COS 109-3
Does fire promote non-native annuals in the American deserts?

Thursday, August 14, 2014: 2:10 PM
302/303, Sacramento Convention Center
Marjolein Schat, Department of Biological Sciences, Rutgers University, Newark, NJ
Claus Holzapfel, Department of Biological Sciences, Rutgers University, Newark, NJ
Hadas A. Parag, Biological Sciences, Rutgers University, Newark, NJ
Jennifer L. Schafer, Plant Biology, North Carolina State University, Raleigh, NC
Carolyn E. Haines, Biology and Molecular Biology, Montclair State University, Montclair, NJ
Andres Fuentes-Ramirez, Departamento de Ciencias Forestales, Universidad de La Frontera, Temuco, Chile
Erika L. Mudrak, Cornell Statistical Consulting Unit, Cornell University, Ithaca, NY
Kirk A. Moloney, Department of Ecology, Evolution, and Organismal Biology, Iowa State University, Ames, IA
Background/Question/Methods

The deserts of North America have recently become fire-prone due to invasion of non-native plants (chiefly grasses) that provide fuel sources, a novel component in desert ecosystems.

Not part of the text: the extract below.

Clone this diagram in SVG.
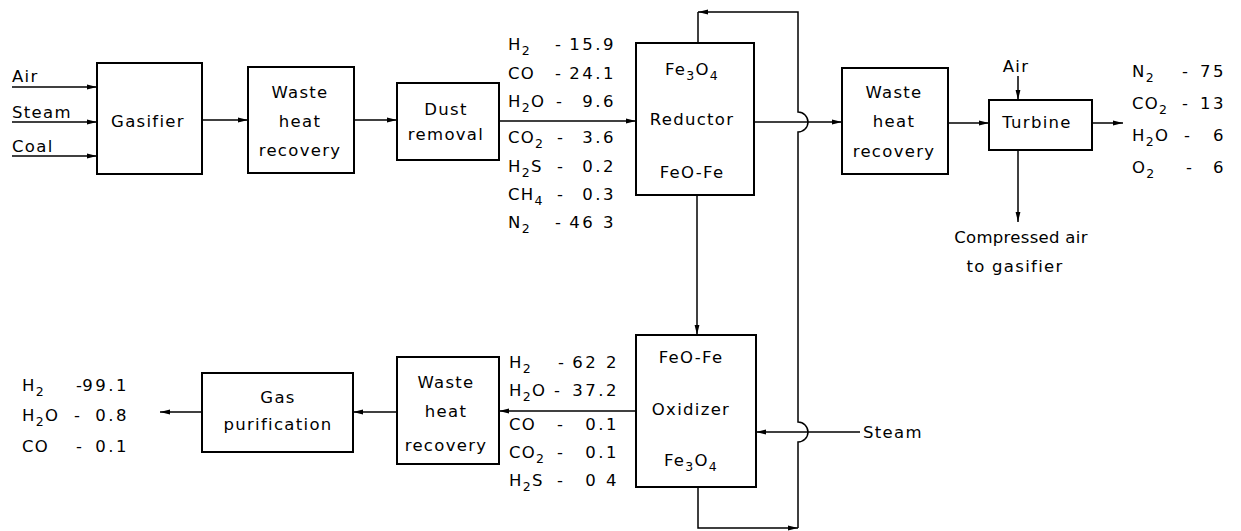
<svg xmlns="http://www.w3.org/2000/svg" width="1241" height="531" viewBox="0 0 1241 531">
<defs>
<marker id="ah" viewBox="0 0 10 6" refX="10" refY="3" markerWidth="10" markerHeight="6" markerUnits="userSpaceOnUse" orient="auto"><path d="M0,0.6 L10,3 L0,5.4 z" fill="#000"/></marker>
</defs>
<style>
.box{fill:#fff;stroke:#000;stroke-width:2}
.ln{fill:none;stroke:#000;stroke-width:1.5}
.ar{marker-end:url(#ah)}
text{font-family:"DejaVu Sans","Liberation Sans",sans-serif;font-size:16.5px;letter-spacing:1.3px;fill:#000}
.c{text-anchor:middle}
.s{font-size:12.5px}
.v{text-anchor:end;letter-spacing:2.5px}
.n{letter-spacing:0.3px}
</style>
<rect width="1241" height="531" fill="#fff"/>
<g id="connectors">
<path class="ln ar" d="M12,87 H97"/>
<path class="ln ar" d="M12,122 H97"/>
<path class="ln ar" d="M12,156 H97"/>
<path class="ln ar" d="M202,120 H248"/>
<path class="ln ar" d="M354,120 H397"/>
<path class="ln ar" d="M499,121 H636"/>
<path class="ln ar" d="M754,122 H842"/>
<path class="ln ar" d="M948,123 H989"/>
<path class="ln ar" d="M1018,76 V100"/>
<path class="ln ar" d="M1092,123 H1123"/>
<path class="ln ar" d="M1018,150 V222"/>
<path class="ln ar" d="M697,195 V335"/>
<path class="ln ar" d="M636,411 H499"/>
<path class="ln ar" d="M397,412 H353"/>
<path class="ln ar" d="M202,412 H160"/>
<path class="ln ar" d="M860,432 H756"/>
<path class="ln ar" d="M698,487 V528 H798"/>
<path class="ln ar" d="M798,528 V442 A10,10 0 0 0 798,422 V132 A10,10 0 0 0 798,112 V12 H698"/>
<path class="ln" d="M698,12 V43"/>
</g>
<g id="inputs">
<text x="12" y="82">Air</text>
<text x="12" y="118">Steam</text>
<text x="12" y="152">Coal</text>
</g>
<g id="gasifier">
<rect class="box" x="97" y="63" width="105" height="111"/>
<text class="c" x="148" y="127">Gasifier</text>
</g>
<g id="whr1">
<rect class="box" x="248" y="67" width="106" height="106"/>
<text class="c" x="300" y="98">Waste</text>
<text class="c" x="300" y="127">heat</text>
<text class="c" x="300" y="156">recovery</text>
</g>
<g id="dust">
<rect class="box" x="397" y="83" width="102" height="77"/>
<text class="c" x="446" y="115">Dust</text>
<text class="c" x="446" y="140">removal</text>
</g>
<g id="feed-gas">
<text x="508" y="50">H<tspan class="s" dy="5">2</tspan><tspan x="555" dy="-5">-</tspan><tspan class="v" x="616">15.9</tspan></text>
<text x="508" y="79">CO<tspan x="555">-</tspan><tspan class="v" x="616">24.1</tspan></text>
<text x="508" y="107">H<tspan class="s" dy="5">2</tspan><tspan dy="-5">O</tspan><tspan x="556">-</tspan><tspan class="v" x="616">9.6</tspan></text>
<text x="508" y="143">CO<tspan class="s" dy="5">2</tspan><tspan x="557" dy="-5">-</tspan><tspan class="v" x="616">3.6</tspan></text>
<text x="508" y="172">H<tspan class="s" dy="5">2</tspan><tspan dy="-5">S</tspan><tspan x="557">-</tspan><tspan class="v" x="616">0.2</tspan></text>
<text x="508" y="200">CH<tspan class="s" dy="5">4</tspan><tspan x="557" dy="-5">-</tspan><tspan class="v" x="616">0.3</tspan></text>
<text x="508" y="228">N<tspan class="s" dy="5">2</tspan><tspan x="555" dy="-5">-</tspan><tspan class="v" x="616">46 3</tspan></text>
</g>
<g id="reductor">
<rect class="box" x="636" y="43" width="118" height="152"/>
<text class="c" x="692" y="75">Fe<tspan class="s" dy="5">3</tspan><tspan dy="-5">O</tspan><tspan class="s" dy="5">4</tspan></text>
<text class="c" x="692" y="125">Reductor</text>
<text class="c" x="692" y="178">FeO-Fe</text>
</g>
<g id="whr2">
<rect class="box" x="842" y="68" width="106" height="106"/>
<text class="c" x="894" y="98">Waste</text>
<text class="c" x="894" y="127">heat</text>
<text class="c" x="894" y="157">recovery</text>
</g>
<g id="turbine">
<rect class="box" x="989" y="100" width="103" height="50"/>
<text class="c" x="1037" y="128">Turbine</text>
<text class="c" x="1016" y="72">Air</text>
<text class="c n" x="1021" y="243">Compressed air</text>
<text class="c" x="1015" y="272">to gasifier</text>
</g>
<g id="flue-gas">
<text x="1132" y="77">N<tspan class="s" dy="5">2</tspan><tspan x="1182" dy="-5">-</tspan><tspan class="v" x="1226">75</tspan></text>
<text x="1132" y="109">CO<tspan class="s" dy="5">2</tspan><tspan x="1182" dy="-5">-</tspan><tspan class="v" x="1226">13</tspan></text>
<text x="1132" y="141">H<tspan class="s" dy="5">2</tspan><tspan dy="-5">O</tspan><tspan x="1184">-</tspan><tspan class="v" x="1226">6</tspan></text>
<text x="1132" y="173">O<tspan class="s" dy="5">2</tspan><tspan x="1186" dy="-5">-</tspan><tspan class="v" x="1226">6</tspan></text>
</g>
<g id="oxidizer">
<rect class="box" x="636" y="335" width="120" height="152"/>
<text class="c" x="691" y="363">FeO-Fe</text>
<text class="c" x="691" y="415">Oxidizer</text>
<text class="c" x="691" y="466">Fe<tspan class="s" dy="5">3</tspan><tspan dy="-5">O</tspan><tspan class="s" dy="5">4</tspan></text>
<text x="863" y="438">Steam</text>
</g>
<g id="hydrogen-gas">
<text x="509" y="368">H<tspan class="s" dy="5">2</tspan><tspan x="558" dy="-5">-</tspan><tspan class="v" x="619">62 2</tspan></text>
<text x="509" y="396">H<tspan class="s" dy="5">2</tspan><tspan dy="-5">O</tspan><tspan x="554">-</tspan><tspan class="v" x="619">37.2</tspan></text>
<text x="509" y="430">CO<tspan x="557">-</tspan><tspan class="v" x="619">0.1</tspan></text>
<text x="509" y="458">CO<tspan class="s" dy="5">2</tspan><tspan x="557" dy="-5">-</tspan><tspan class="v" x="619">0.1</tspan></text>
<text x="509" y="486">H<tspan class="s" dy="5">2</tspan><tspan dy="-5">S</tspan><tspan x="557">-</tspan><tspan class="v" x="619">0 4</tspan></text>
</g>
<g id="whr3">
<rect class="box" x="397" y="357" width="102" height="107"/>
<text class="c" x="446" y="388">Waste</text>
<text class="c" x="446" y="417">heat</text>
<text class="c" x="446" y="451">recovery</text>
</g>
<g id="gas-purification">
<rect class="box" x="202" y="373" width="151" height="79"/>
<text class="c" x="278" y="403">Gas</text>
<text class="c" x="278" y="430">purification</text>
</g>
<g id="product-gas">
<text x="22" y="391">H<tspan class="s" dy="5">2</tspan><tspan x="76" dy="-5">-</tspan><tspan class="v" x="129">99.1</tspan></text>
<text x="22" y="421">H<tspan class="s" dy="5">2</tspan><tspan dy="-5">O</tspan><tspan x="74">-</tspan><tspan class="v" x="129">0.8</tspan></text>
<text x="22" y="452">CO<tspan x="76">-</tspan><tspan class="v" x="129">0.1</tspan></text>
</g>
</svg>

As many of the native desert perennials, especially shrubs and trees, lack adaptations for fire resistance, now frequently occurring fires have changed desert vegetation drastically. Fires are now to be expected in years of abundant precipitation and are postulated to increase the amount of invasive plants thereby causing positive feedbacks between invader performance and fire frequency.  Such invasive grass/fire cycles have been demonstrated in other water-limited ecosystems. It is not clear whether such feedbacks indeed exists in the hot deserts of the arid Southwest as published literature reports contrasting results on this.  We intended to test whether invasive annual plants increase after fires.  For this we investigated the short-term annual vegetation change of experimentally burned shrubs in the first two years after fire and longer-term changes by comparing burned and unburned sites for natural fires that occurred seven and eight years ago. We conducted these comparisons in creosote bush (Larrea tridentata) dominated desert scrublands in army training areas in the lower Sonoran Desert and the Mojave Desert. 

Results/Conclusions

The percentage of non-natives increased under canopies of burned shrubs both in the Mojave and the Sonoran Desert in the two years after experimental fires indicating a short-term, overall fire dependant increase in non-native plant dominance. This is in contrast to areas that have been burned a longer time ago (7 years) where native plants did not increase in comparison to unburned areas. Schismus spp., non-native grasses abundant in both desert sites, that contribute to fire fuels in some years, decreased in density the first two years after experimental fire but appears to increase slightly in the Mojave Desert in burned areas seven years post fire. The same species increased in density in the Sonoran Desert immediately after fire but was reduced after seven years post fire. These desert specific, contrasting results for the dominant invasive annual and the long-term decreases of non-native species seem to indicate that non-native plants in general do not promote fire by positive feedback mechanisms alone.